Kel Coslett: End Of An Era

KEL Coslett’s recent decision to retire from his position of gameday manager brings to an end almost half a century of direct involvement with St. Helens R.F.C, writes Alex Service.

He will, however, still remain as Honorary Club President, so we haven’t quite seen the last of him just yet!

It all began after his high-profile signing from Welsh Rugby Union in 1962 and a senior debut for the Saints at the Willows against Salford on August 18 1962.

From his accustomed full-back position, Kel kicked four goals in the visitors’ 35-24 victory and it is interesting to note that he was one of seven former rugby union players in the thirteen. The others were Tom van Vollenhoven, Len Killeen [who both scored hat-tricks], Keith Northey, Mike Knowles, Cliff Watson and Ray French. How times have changed!

At the end of his first season, Kel lead the rugby league’s goal-kicking charts with 156 and won his first honour as a Saint when the team beat Swinton in the Lancashire Cup final at Central Park.

It has been well-documented that Kel went on to win virtually every honour at club level from 1962-63 until he left Saints at the end of the 1975-76 season and holds a number of seasonal and career records that will probably never be broken:

Most appearances in a career [519+12]; most goals in a career [1,639]; most career points [3,413]; most goals in a season [214 in 1971-72] and most points in a season [452 in 1971-72].

Those achievements alone make him peerless as a Saint, but there are many other qualities that helped Kel achieve so much in our game.

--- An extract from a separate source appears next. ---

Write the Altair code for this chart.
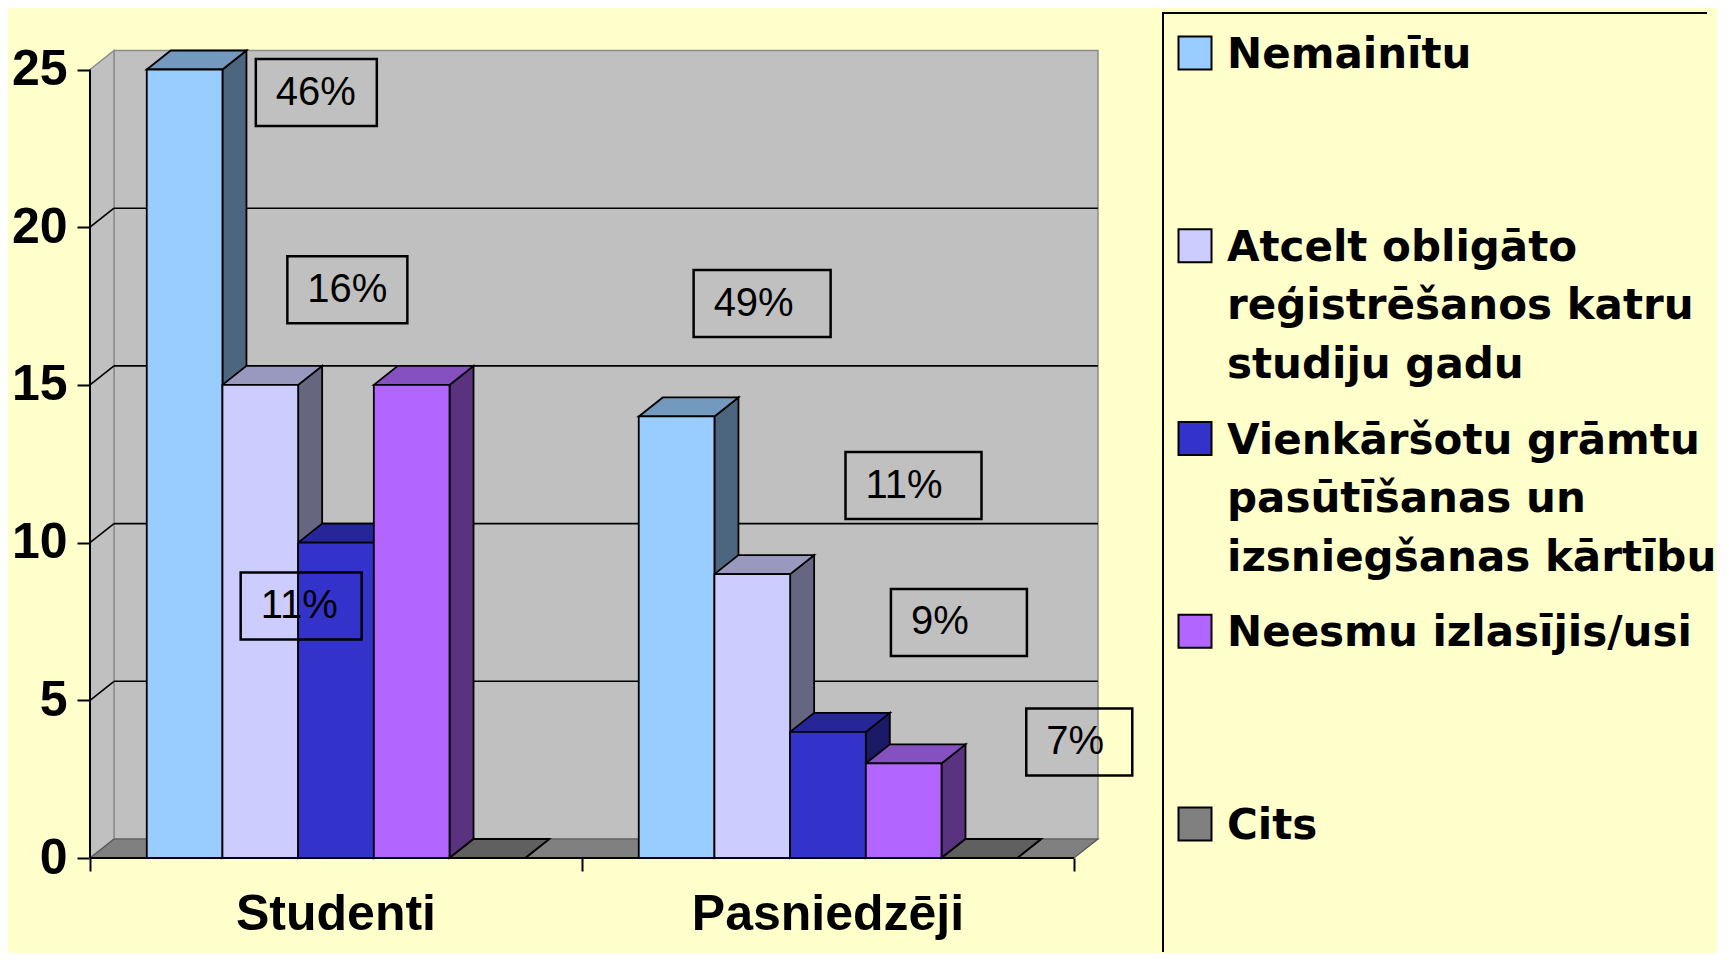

He had the determination to succeed after coming up north in his new code and it is to his credit that he embraced the town of St. Helens where, of course, he has lived ever since.

In the beginning it wasn’t easy, with an early ankle break hindering progress. After his own position in the number one jersey was in jeopardy, he had the adaptability to re-invent himself as a loose forward and become an integral member of the Saints who became one of the game’s most dominant teams in the late 1960s to the mid 1970s.

He was a great leader, on and off the field, who commanded the utmost respect of his team-mates. To hear one of his former team-mates [and great friend] Geoff Pimblett still call him ‘Skip’ after all these years is testimony to all that.

Everyone who watched or who was a team-mate of Kel’s during his playing days will have their own memories of the Great Man.

For me, it was Wembley 1972 and lifting the Challenge Cup against Leeds, when he produced that towering drop-goal and won the Lance Todd trophy for a magnificent overall performance.

He scored a belting try in the [re-played] semi-final against Warrington too.

What about that towering conversion that put us back into contention in the 1971 Championship final at Station Road and the sight of Kel packing down in the front row in the memorable Dad’s Army final of 1976 – another example of his adaptability.

Indeed, his deeds at club level meant that he was a ‘nailed on’ member of Saints’ Greatest 17, announced in that last season at Knowsley Road and no-one could possibly argue against his inclusion!

He has played with and against the greatest players in Rugby league at club and international level and he also coached the Saints for a spell at the start of the Eighties and laid the foundations for future success. Despite all his achievements, he is a very modest and approachable man and is always willing to have a chat with the supporters about the game he loves.

As Football and latterly Gameday Manager, Kel has had the chance to put his great experience and organisational ability to good use. He is extremely popular with the playing and coaching staff at Langtree, who are the first to pay tribute to his hard work.

Another Saints’ legend, Paul Wellens, paid his own tribute: “It goes without saying that Kel is a person who’s held in the highest regard by all at St Helens RFC. His achievements as a player for the club speak for themselves and you don’t do what he has in the game without being an exceptional character. He’s such a great person to be around and the rest of lads enjoy his company very much”.

Indeed, there are many things that Kel does that are ‘above and beyond’ his remit, but he wouldn’t have it any other way. Kel Coslett has embraced St. Helens and we have embraced him. Our Club President remains a well-respected and popular ambassador for St. Helens throughout the rugby league.

Methinks he’ll still be a popular figure around Langtree Park for many years to come.